* **Information provided**
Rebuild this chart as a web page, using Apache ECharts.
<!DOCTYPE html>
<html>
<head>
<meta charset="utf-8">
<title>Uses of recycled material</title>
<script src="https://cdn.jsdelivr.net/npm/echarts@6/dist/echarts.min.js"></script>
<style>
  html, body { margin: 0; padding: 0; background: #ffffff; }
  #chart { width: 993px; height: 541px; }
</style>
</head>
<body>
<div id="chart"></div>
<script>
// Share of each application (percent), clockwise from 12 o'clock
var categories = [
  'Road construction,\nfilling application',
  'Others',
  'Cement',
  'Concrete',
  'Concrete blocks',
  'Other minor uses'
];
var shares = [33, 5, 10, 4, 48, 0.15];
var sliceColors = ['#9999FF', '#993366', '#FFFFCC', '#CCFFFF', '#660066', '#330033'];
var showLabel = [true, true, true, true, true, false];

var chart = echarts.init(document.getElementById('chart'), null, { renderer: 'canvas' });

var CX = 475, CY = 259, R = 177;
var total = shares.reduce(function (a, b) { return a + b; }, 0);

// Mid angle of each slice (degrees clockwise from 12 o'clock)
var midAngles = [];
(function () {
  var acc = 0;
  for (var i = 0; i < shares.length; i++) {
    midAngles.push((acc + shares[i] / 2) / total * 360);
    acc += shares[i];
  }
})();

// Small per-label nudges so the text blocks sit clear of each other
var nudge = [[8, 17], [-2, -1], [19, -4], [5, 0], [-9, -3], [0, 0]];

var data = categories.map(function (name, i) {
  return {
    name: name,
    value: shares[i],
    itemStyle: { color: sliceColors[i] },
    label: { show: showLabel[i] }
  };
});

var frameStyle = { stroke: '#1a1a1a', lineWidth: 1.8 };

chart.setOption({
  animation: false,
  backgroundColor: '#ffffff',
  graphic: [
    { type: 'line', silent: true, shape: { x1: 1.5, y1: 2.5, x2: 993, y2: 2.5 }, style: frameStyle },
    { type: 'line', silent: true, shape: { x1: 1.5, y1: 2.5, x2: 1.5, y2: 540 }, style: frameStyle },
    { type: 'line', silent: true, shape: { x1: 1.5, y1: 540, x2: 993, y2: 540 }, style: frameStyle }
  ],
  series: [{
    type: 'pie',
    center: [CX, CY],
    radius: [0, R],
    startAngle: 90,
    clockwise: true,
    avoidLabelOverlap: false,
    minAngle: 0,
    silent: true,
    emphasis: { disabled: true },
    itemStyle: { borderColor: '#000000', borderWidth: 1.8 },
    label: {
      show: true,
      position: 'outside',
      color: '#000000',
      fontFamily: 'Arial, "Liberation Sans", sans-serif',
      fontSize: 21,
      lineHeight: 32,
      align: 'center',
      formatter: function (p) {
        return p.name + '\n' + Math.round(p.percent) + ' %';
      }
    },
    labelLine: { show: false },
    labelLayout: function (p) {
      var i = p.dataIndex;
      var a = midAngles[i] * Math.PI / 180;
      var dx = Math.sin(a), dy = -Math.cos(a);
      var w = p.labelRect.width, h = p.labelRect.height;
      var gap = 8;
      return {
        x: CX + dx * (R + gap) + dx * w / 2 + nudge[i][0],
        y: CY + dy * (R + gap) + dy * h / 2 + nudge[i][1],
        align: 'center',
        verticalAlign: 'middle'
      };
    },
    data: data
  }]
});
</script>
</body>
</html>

* **Challenge**
Copy out each line above, character for character.

* **Finished task**
Rebuild this chart as a web page, using Apache ECharts.
<!DOCTYPE html>
<html>
<head>
<meta charset="utf-8">
<title>Uses of recycled material</title>
<script src="https://cdn.jsdelivr.net/npm/echarts@6/dist/echarts.min.js"></script>
<style>
  html, body { margin: 0; padding: 0; background: #ffffff; }
  #chart { width: 993px; height: 541px; }
</style>
</head>
<body>
<div id="chart"></div>
<script>
// Share of each application (percent), clockwise from 12 o'clock
var categories = [
  'Road construction,\nfilling application',
  'Others',
  'Cement',
  'Concrete',
  'Concrete blocks',
  'Other minor uses'
];
var shares = [33, 5, 10, 4, 48, 0.15];
var sliceColors = ['#9999FF', '#993366', '#FFFFCC', '#CCFFFF', '#660066', '#330033'];
var showLabel = [true, true, true, true, true, false];

var chart = echarts.init(document.getElementById('chart'), null, { renderer: 'canvas' });

var CX = 475, CY = 259, R = 177;
var total = shares.reduce(function (a, b) { return a + b; }, 0);

// Mid angle of each slice (degrees clockwise from 12 o'clock)
var midAngles = [];
(function () {
  var acc = 0;
  for (var i = 0; i < shares.length; i++) {
    midAngles.push((acc + shares[i] / 2) / total * 360);
    acc += shares[i];
  }
})();

// Small per-label nudges so the text blocks sit clear of each other
var nudge = [[8, 17], [-2, -1], [19, -4], [5, 0], [-9, -3], [0, 0]];

var data = categories.map(function (name, i) {
  return {
    name: name,
    value: shares[i],
    itemStyle: { color: sliceColors[i] },
    label: { show: showLabel[i] }
  };
});

var frameStyle = { stroke: '#1a1a1a', lineWidth: 1.8 };

chart.setOption({
  animation: false,
  backgroundColor: '#ffffff',
  graphic: [
    { type: 'line', silent: true, shape: { x1: 1.5, y1: 2.5, x2: 993, y2: 2.5 }, style: frameStyle },
    { type: 'line', silent: true, shape: { x1: 1.5, y1: 2.5, x2: 1.5, y2: 540 }, style: frameStyle },
    { type: 'line', silent: true, shape: { x1: 1.5, y1: 540, x2: 993, y2: 540 }, style: frameStyle }
  ],
  series: [{
    type: 'pie',
    center: [CX, CY],
    radius: [0, R],
    startAngle: 90,
    clockwise: true,
    avoidLabelOverlap: false,
    minAngle: 0,
    silent: true,
    emphasis: { disabled: true },
    itemStyle: { borderColor: '#000000', borderWidth: 1.8 },
    label: {
      show: true,
      position: 'outside',
      color: '#000000',
      fontFamily: 'Arial, "Liberation Sans", sans-serif',
      fontSize: 21,
      lineHeight: 32,
      align: 'center',
      formatter: function (p) {
        return p.name + '\n' + Math.round(p.percent) + ' %';
      }
    },
    labelLine: { show: false },
    labelLayout: function (p) {
      var i = p.dataIndex;
      var a = midAngles[i] * Math.PI / 180;
      var dx = Math.sin(a), dy = -Math.cos(a);
      var w = p.labelRect.width, h = p.labelRect.height;
      var gap = 8;
      return {
        x: CX + dx * (R + gap) + dx * w / 2 + nudge[i][0],
        y: CY + dy * (R + gap) + dy * h / 2 + nudge[i][1],
        align: 'center',
        verticalAlign: 'middle'
      };
    },
    data: data
  }]
});
</script>
</body>
</html>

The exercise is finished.